To Discover (Culural) Identity of Wanted Individual
Who is he?
Let's begin with ethnicity. Nieto explains "just as there is no such thing as a pure race, there is likewise no "pure" culture" (Nieto, pg. 131). She continues on to say that "cultures are always hybrids" (Nieto, pg. 130). Our suspect is no exception when it comes to his ethnicity. While the ethnic upbringing of the last three generation in his family have taking place in the United States, the cultural legacy comes from many European countries; most notably Scotland and Ireland.
Born and raised on the New Jersey coastline.
Primarily found on the father's side. Great grandfather immigrated from Scotland.
Primarily found on the mother's side. Great grandmother immigrated from Ireland.
Mom, Dad and an awesome brother
"Culture, then, is not a passive legacy, but an active operation that takes place through contact and interactions with others" (Nieto, pg. 137)

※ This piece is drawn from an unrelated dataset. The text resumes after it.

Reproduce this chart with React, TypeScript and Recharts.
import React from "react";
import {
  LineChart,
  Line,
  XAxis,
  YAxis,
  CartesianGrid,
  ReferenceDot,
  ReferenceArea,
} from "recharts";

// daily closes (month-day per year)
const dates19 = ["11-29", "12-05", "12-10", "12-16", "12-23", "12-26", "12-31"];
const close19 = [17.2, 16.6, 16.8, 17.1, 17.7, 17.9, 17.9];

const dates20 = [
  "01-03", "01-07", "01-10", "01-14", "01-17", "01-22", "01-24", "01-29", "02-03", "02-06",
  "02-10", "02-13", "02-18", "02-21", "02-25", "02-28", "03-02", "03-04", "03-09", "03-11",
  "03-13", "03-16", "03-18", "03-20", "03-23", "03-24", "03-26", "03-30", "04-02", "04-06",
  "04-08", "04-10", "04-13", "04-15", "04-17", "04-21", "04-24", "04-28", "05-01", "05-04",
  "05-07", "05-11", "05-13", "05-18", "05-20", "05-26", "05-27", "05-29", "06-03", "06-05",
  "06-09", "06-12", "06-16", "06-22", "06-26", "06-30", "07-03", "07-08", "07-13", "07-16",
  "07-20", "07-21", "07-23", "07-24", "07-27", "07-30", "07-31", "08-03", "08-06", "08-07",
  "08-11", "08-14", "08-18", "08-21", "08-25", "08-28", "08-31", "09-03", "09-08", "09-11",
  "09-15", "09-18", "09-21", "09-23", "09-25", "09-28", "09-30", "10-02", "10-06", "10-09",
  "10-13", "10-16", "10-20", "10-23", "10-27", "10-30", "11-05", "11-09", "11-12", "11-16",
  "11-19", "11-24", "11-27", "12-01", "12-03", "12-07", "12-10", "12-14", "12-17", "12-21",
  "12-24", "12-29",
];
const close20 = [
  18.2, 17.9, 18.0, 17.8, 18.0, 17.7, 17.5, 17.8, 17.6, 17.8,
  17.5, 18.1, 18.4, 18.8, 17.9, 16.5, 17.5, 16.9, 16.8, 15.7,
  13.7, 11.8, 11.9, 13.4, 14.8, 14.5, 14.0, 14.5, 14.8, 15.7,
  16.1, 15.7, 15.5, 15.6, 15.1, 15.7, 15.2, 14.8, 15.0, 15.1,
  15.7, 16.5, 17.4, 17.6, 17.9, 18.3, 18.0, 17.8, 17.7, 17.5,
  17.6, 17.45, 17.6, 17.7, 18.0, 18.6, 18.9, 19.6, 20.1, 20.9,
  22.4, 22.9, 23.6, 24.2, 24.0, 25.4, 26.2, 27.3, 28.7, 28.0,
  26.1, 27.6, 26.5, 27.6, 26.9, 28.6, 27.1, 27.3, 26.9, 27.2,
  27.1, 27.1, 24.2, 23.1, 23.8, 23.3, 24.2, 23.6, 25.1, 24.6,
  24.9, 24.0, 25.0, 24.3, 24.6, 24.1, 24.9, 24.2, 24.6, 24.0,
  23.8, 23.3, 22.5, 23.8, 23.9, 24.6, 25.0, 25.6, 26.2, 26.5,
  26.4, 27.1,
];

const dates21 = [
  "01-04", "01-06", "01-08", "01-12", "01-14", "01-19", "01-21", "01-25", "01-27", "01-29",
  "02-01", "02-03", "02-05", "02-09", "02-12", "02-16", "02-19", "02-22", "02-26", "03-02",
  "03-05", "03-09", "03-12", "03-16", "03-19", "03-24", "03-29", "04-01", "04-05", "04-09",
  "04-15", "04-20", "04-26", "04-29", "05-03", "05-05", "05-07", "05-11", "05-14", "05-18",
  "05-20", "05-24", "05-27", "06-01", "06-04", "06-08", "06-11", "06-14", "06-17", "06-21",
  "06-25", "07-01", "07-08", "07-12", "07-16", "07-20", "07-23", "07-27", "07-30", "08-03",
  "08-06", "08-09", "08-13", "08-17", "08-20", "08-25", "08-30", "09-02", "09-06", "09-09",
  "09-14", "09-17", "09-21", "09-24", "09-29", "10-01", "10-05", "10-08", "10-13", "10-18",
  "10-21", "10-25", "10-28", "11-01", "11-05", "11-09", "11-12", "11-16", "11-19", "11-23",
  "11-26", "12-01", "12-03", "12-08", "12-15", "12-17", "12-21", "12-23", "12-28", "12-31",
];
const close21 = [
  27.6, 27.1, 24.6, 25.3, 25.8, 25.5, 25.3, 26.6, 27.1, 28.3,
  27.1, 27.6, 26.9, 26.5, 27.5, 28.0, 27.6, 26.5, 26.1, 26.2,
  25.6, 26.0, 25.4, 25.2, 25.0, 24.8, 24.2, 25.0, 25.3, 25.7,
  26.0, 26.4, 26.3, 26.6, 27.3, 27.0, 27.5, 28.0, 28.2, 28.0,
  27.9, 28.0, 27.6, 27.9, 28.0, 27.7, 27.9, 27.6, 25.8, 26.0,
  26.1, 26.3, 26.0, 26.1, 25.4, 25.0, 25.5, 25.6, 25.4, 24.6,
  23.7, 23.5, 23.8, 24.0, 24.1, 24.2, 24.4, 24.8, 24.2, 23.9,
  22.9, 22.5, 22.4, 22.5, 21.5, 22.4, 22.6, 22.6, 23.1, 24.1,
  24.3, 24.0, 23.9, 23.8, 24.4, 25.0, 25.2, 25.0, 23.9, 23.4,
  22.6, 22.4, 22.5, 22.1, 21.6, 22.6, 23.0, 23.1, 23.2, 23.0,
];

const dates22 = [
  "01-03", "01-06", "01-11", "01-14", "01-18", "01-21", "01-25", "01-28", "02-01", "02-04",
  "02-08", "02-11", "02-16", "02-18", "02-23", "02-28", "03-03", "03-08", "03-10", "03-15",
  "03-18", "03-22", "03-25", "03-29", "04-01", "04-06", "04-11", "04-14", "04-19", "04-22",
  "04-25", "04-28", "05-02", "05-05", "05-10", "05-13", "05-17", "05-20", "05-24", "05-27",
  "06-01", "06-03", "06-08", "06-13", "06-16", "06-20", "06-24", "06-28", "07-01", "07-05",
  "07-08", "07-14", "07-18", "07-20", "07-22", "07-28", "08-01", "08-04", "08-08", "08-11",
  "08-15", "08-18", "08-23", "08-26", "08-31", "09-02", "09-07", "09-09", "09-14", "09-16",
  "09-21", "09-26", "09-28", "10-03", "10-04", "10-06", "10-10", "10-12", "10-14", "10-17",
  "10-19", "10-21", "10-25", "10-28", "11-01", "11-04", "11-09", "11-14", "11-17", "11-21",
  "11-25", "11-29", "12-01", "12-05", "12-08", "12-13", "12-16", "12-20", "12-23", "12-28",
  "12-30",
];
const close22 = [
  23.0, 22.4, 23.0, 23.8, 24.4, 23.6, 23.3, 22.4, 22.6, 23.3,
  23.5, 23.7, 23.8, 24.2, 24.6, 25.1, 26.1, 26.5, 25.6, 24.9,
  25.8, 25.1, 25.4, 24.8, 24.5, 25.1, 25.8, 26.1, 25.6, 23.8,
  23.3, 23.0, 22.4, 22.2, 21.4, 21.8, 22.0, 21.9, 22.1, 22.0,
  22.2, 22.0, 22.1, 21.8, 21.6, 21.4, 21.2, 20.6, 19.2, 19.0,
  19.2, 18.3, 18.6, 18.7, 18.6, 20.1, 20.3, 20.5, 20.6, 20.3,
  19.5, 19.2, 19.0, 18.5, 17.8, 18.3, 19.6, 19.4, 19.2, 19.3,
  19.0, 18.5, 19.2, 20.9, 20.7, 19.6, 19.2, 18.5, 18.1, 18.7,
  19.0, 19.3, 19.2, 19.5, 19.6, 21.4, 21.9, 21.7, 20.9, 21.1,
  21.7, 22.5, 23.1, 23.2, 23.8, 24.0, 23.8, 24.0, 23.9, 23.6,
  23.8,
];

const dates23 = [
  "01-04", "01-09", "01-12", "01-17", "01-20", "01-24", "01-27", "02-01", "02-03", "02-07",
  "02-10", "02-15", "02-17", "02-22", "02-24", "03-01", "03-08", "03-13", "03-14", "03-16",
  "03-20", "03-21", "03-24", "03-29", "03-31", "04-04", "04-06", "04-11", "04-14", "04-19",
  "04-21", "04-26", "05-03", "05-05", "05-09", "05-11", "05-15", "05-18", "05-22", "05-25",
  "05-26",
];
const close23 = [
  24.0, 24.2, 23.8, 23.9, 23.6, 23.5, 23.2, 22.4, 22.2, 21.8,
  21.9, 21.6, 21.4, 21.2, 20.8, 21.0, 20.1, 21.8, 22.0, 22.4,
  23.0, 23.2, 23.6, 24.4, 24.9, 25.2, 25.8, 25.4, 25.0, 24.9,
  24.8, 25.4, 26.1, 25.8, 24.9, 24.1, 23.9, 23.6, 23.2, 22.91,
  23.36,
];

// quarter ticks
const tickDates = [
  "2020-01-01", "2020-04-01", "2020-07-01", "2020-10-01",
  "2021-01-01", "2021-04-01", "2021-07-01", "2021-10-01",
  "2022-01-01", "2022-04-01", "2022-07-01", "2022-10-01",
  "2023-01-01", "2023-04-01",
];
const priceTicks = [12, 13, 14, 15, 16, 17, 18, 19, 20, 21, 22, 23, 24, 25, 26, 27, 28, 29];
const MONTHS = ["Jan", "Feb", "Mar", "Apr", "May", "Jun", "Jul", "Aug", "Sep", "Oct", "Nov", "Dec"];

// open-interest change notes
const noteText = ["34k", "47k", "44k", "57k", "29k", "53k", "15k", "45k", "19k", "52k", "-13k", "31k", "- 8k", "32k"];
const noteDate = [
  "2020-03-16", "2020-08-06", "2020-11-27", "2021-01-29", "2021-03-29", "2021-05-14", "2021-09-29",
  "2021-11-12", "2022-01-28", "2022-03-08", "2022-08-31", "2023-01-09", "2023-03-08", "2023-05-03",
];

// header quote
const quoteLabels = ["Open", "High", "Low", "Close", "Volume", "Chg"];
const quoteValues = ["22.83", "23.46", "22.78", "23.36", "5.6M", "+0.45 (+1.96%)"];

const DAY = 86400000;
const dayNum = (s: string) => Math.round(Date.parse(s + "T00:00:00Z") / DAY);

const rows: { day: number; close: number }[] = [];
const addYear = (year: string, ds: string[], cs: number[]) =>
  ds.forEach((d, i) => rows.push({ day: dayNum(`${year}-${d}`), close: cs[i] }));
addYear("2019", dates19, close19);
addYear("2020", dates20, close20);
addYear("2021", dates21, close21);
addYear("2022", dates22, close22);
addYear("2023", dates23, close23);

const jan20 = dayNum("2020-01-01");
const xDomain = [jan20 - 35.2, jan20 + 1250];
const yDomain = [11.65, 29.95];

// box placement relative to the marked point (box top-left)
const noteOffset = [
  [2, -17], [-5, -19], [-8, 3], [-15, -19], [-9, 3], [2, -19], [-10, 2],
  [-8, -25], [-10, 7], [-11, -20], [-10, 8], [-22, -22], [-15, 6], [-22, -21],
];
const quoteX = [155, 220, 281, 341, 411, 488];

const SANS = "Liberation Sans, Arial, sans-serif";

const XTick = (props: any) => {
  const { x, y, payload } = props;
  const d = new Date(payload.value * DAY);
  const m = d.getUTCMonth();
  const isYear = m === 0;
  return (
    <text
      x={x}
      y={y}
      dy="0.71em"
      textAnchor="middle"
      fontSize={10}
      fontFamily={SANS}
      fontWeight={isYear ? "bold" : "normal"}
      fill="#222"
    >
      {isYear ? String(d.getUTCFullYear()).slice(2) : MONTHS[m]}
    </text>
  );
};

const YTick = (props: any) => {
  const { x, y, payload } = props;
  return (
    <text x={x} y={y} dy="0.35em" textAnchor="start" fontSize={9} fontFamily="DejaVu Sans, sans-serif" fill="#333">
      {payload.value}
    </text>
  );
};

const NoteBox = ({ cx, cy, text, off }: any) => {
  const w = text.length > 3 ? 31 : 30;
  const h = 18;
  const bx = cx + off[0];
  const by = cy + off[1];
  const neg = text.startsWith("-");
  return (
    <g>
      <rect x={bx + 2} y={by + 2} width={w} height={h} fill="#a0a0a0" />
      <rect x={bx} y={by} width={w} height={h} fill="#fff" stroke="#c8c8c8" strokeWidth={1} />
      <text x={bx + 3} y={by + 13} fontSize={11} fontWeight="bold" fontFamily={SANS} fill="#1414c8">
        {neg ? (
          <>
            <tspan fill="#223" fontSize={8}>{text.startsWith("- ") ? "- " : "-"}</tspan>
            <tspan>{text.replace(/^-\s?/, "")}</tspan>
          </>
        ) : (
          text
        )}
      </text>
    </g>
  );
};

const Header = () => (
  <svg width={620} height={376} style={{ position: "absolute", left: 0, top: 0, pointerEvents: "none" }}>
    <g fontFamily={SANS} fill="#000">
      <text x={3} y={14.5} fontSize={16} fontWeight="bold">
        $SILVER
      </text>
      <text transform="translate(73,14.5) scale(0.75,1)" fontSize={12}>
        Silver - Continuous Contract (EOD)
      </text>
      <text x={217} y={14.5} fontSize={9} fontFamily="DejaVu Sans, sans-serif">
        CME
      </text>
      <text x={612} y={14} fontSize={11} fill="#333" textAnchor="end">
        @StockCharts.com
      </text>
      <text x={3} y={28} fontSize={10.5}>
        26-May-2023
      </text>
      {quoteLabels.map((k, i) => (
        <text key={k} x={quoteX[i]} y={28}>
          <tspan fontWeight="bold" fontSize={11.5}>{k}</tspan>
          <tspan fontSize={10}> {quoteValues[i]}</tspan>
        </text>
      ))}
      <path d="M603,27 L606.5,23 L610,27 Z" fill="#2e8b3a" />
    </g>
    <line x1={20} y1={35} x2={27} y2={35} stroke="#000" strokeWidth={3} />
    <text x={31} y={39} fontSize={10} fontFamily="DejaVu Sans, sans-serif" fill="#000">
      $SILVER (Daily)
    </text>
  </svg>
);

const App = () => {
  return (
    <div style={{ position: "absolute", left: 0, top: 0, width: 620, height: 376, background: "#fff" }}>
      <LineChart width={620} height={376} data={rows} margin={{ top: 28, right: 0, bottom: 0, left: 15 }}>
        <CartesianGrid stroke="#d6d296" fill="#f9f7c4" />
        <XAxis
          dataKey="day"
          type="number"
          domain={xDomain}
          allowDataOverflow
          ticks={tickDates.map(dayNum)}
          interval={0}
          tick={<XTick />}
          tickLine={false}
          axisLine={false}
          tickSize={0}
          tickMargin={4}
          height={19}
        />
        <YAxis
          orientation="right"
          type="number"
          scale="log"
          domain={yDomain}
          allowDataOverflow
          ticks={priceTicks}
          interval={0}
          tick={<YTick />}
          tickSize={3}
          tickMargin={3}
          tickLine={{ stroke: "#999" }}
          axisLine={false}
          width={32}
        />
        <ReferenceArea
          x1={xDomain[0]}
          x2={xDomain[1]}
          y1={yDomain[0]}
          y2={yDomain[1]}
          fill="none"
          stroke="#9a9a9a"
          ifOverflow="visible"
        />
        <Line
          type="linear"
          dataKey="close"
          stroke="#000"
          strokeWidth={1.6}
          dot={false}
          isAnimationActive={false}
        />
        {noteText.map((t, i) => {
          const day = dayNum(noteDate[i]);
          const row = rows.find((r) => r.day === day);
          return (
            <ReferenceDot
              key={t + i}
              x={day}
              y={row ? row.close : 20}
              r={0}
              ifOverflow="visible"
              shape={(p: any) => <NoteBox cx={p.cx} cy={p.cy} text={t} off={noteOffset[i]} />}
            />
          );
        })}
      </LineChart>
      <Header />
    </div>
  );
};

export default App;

Our suspect is certainly a product of his environment and a cultural blend of the people closest to him; his mother, father and brother. This occurence is not oncommon, as our lecture material from this week explains through the idea of "accelturation."
"Human activities take place in Cultural contexts, are mediated by language and other symbol systems and can be understood when investigated in their historical development" (John-Steiner and Mahn, pg. 191)

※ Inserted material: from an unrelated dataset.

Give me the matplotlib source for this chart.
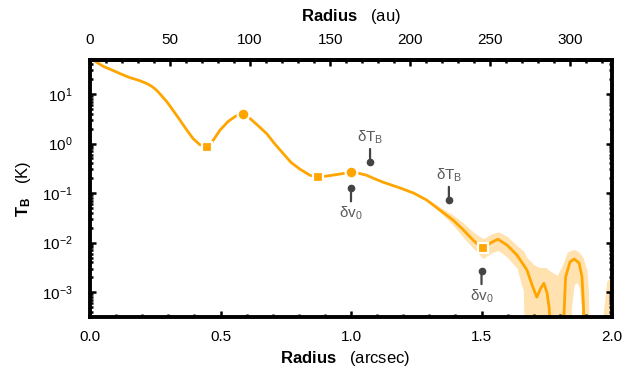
import numpy as np
import matplotlib
matplotlib.use("Agg")
import matplotlib.pyplot as plt
from matplotlib.ticker import MultipleLocator, FixedLocator, LogLocator, NullFormatter, LogFormatterMathtext

plt.rcParams['font.family'] = ['Liberation Sans', 'DejaVu Sans']
plt.rcParams['mathtext.fontset'] = 'custom'
plt.rcParams['mathtext.rm'] = 'Liberation Sans'
plt.rcParams['mathtext.it'] = 'Liberation Sans:italic'
plt.rcParams['mathtext.bf'] = 'Liberation Sans:bold'

# ---- data (radius in arcsec, log10 T_B in K) ----
r_line = [0.0, 0.02, 0.05, 0.088, 0.12, 0.153, 0.19, 0.218, 0.235, 0.25, 0.265, 0.28, 0.295,
          0.31, 0.325, 0.345, 0.37, 0.395, 0.42, 0.448, 0.47, 0.498, 0.53, 0.563, 0.587,
          0.61, 0.64, 0.677, 0.71, 0.74, 0.77, 0.805, 0.843, 0.874, 0.94, 1.0, 1.03, 1.06,
          1.09, 1.123, 1.19, 1.24, 1.29, 1.34, 1.39, 1.43, 1.468, 1.49, 1.506, 1.54, 1.563,
          1.598, 1.636, 1.674, 1.697, 1.712, 1.727, 1.739, 1.751, 1.759, 1.765, 1.77, 1.81,
          1.815, 1.822, 1.839, 1.855, 1.874, 1.885, 1.891, 1.895, 2.0]
logT_line = [1.72, 1.66, 1.56, 1.475, 1.40, 1.33, 1.27, 1.21, 1.16, 1.10, 1.02, 0.93, 0.84,
             0.73, 0.62, 0.47, 0.28, 0.10, -0.02, -0.07, 0.05, 0.27, 0.45, 0.57, 0.59,
             0.52, 0.38, 0.20, -0.02, -0.20, -0.38, -0.52, -0.64, -0.68, -0.63, -0.58, -0.60, -0.64,
             -0.71, -0.78, -0.90, -1.00, -1.14, -1.34, -1.54, -1.74, -1.95, -2.05, -2.10, -1.99, -1.93,
             -2.05, -2.25, -2.55, -2.90, -3.10, -2.92, -2.82, -3.01, -3.30, -3.80, -6.0, -6.0,
             -3.6, -2.7, -2.39, -2.33, -2.41, -2.69, -3.30, -6.0, -6.0]

r_band = [1.30, 1.35, 1.39, 1.43, 1.47, 1.506, 1.54, 1.565, 1.60, 1.636, 1.66, 1.674,
          1.70, 1.72, 1.745, 1.765, 1.79, 1.81, 1.828, 1.84, 1.845, 1.855, 1.865, 1.875,
          1.884, 1.889, 1.904, 1.91, 1.92, 1.95, 1.965, 1.98, 2.0]
logT_hi = [-1.145, -1.31, -1.44, -1.60, -1.79, -1.92, -1.82, -1.78, -1.88, -2.06, -2.16, -2.30,
           -2.44, -2.50, -2.50, -2.58, -2.66, -2.46, -2.20, -2.16, -2.15, -2.14, -2.16, -2.20,
           -2.26, -2.30, -2.56, -3.00, -6.0, -6.0, -3.50, -2.78, -2.66]
logT_lo = [-1.19, -1.43, -1.64, -1.89, -2.12, -2.32, -2.20, -2.16, -2.30, -2.52, -2.97, -6.0,
           -6.0, -6.0, -6.0, -6.0, -6.0, -6.0, -6.0, -6.0, -3.30, -2.85, -2.80, -2.90,
           -3.40, -6.0, -6.0, -6.0, -6.0, -6.0, -6.0, -6.0, -6.0]

r_square = [0.448, 0.874, 1.506]
logT_square = [-0.07, -0.68, -2.10]
r_circle = [0.587, 1.0]
logT_circle = [0.59, -0.58]

# resolution pins: (radius, log T, label, direction)
pin_r = [1.073, 1.0, 1.375, 1.5]
pin_logT = [-0.376, -0.90, -1.14, -2.57]
pin_text = ['δT$_\\mathregular{B}$', 'δv$_\\mathregular{0}$', 'δT$_\\mathregular{B}$', 'δv$_\\mathregular{0}$']
pin_up = [True, False, True, False]

x_ticks_major = [0.0, 0.5, 1.0, 1.5, 2.0]
au_ticks_major = [0, 50, 100, 150, 200, 250, 300]
au_per_arcsec = 163.0

orange = '#FFA500'
band_col = '#FFE2B0'
gray = '#5a5a5a'

fig = plt.figure(figsize=(6.34, 3.75), dpi=100)
ax = fig.add_axes([90/634, 58/375, 522/634, 257/375])

T = lambda a: 10.0**np.asarray(a)
ax.fill_between(r_band, T(logT_lo), T(logT_hi), color=band_col, lw=0, zorder=1)
ax.plot(r_line, T(logT_line), color=orange, lw=2.0, zorder=2, solid_capstyle='butt')
ax.plot(r_square, T(logT_square), ls='none', marker='s', ms=7.5, mfc=orange,
        mec='white', mew=1.6, zorder=3)
ax.plot(r_circle, T(logT_circle), ls='none', marker='o', ms=8.5, mfc=orange,
        mec='white', mew=1.6, zorder=3)

for x, lt, txt, up in zip(pin_r, pin_logT, pin_text, pin_up):
    y = 10**lt
    s = 1 if up else -1
    ax.annotate('', xy=(x, y), xytext=(0, s*9.5), textcoords='offset points',
                arrowprops=dict(arrowstyle='-', color='#444444', lw=1.6,
                                shrinkA=0, shrinkB=0), zorder=4)
    ax.plot([x], [y], marker='o', ms=4.5, color='#444444', zorder=4)
    ax.annotate(txt, xy=(x, y), xytext=(0, s*18), textcoords='offset points',
                ha='center', va='center', color=gray, fontsize=11, zorder=4)

ax.set_yscale('log')
ax.set_xlim(0, 2.0)
ax.set_ylim(10**-3.5, 10**1.686)

ax.xaxis.set_major_locator(FixedLocator(x_ticks_major))
ax.xaxis.set_minor_locator(MultipleLocator(0.1))
ax.set_xticklabels([f'{v:.1f}' for v in x_ticks_major])
ax.yaxis.set_major_locator(LogLocator(base=10, numticks=20))
ax.yaxis.set_minor_locator(LogLocator(base=10, subs=np.arange(2, 10), numticks=50))
ax.yaxis.set_minor_formatter(NullFormatter())
ax.yaxis.set_major_formatter(LogFormatterMathtext())

for sp in ax.spines.values():
    sp.set_linewidth(2.8)

ax.tick_params(which='both', direction='in', right=True, top=False, width=1.8,
               labelsize=11)
ax.tick_params(which='major', length=4.5)
ax.tick_params(which='minor', length=2.5)
ax.tick_params(axis='x', pad=9.5)
ax.tick_params(axis='y', pad=12.5)

sec = ax.secondary_xaxis('top', functions=(lambda x: x*au_per_arcsec,
                                           lambda x: x/au_per_arcsec))
sec.xaxis.set_major_locator(FixedLocator(au_ticks_major))
sec.xaxis.set_minor_locator(MultipleLocator(10))
sec.tick_params(which='both', direction='in', width=1.8, labelsize=11, pad=9.5)
sec.tick_params(which='major', length=4.5)
sec.tick_params(which='minor', length=2.5)
sec.spines['top'].set_linewidth(2.8)
sec.set_xlabel(r'$\mathbf{Radius}$' + '   (au)', fontsize=12, labelpad=8.5)

ax.set_xlabel(r'$\mathbf{Radius}$' + '   (arcsec)', fontsize=12)
ax.xaxis.set_label_coords(0.489, -0.125)
ax.set_ylabel(r'$\mathbf{T_B}$' + '   (K)', fontsize=12)
ax.yaxis.set_label_coords(-0.11, 0.5)

fig.savefig('out.png', dpi=100)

Culture does not come about soley from ethnic backround, or family and environmental upbringing. Culture also exists in the things we do. Our suspect shares culture with others in the activities he partakes in; his participation in the martial arts and fitness worlds are key examples.
Just the facts, ma'am...
"You never learn anything absolutely from scratch" (Changelearning, 2008).

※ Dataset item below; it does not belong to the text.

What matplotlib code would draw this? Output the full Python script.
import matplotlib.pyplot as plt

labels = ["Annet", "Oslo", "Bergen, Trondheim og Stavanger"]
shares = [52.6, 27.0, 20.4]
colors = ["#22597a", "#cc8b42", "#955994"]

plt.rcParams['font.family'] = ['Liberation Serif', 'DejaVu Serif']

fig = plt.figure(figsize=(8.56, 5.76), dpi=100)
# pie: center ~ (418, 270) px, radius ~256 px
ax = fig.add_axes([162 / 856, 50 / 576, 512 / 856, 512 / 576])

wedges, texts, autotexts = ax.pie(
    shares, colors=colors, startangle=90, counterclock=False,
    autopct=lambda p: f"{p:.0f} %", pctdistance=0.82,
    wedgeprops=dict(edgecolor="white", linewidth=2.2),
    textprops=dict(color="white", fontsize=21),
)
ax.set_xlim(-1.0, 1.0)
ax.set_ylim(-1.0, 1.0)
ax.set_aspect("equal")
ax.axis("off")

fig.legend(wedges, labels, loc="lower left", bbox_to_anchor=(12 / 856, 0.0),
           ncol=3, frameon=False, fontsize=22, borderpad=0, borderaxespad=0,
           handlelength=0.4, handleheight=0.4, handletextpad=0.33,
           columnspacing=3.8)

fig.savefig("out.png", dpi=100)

To sum it up, our suspect developed his cultural identity by being introduced to and growing up in multiple cultures. The key, however, is to understand that these cultures have not been solely ethnically-based. Each environment in which he has lived had its own culture. The activities he engages in belong to their own specific cultures. His immediate family had their own culture. His cultural identity did not develop from scratch; it was learned and created over time by multiple factors - . But who is he?
You caught him, it's...Ted Johnson !
Nieto, Sonia (2008). Culture and Education. Reprinted in The Yearbook of the National Society for the Study of Education. Volume 107. Issue 1. p 127-142.
John-Steiner, V., & Mahn, H. (1996). Sociocultural approaches to learning and development: A Vygotskian framework. Educational Psychologist, 31(3/4), 191.
Changelearning. "Building Knowledge: Constructivism in Learning." YouTube. YouTube, 31 Jan. 2008. Web. 21 Feb. 2013.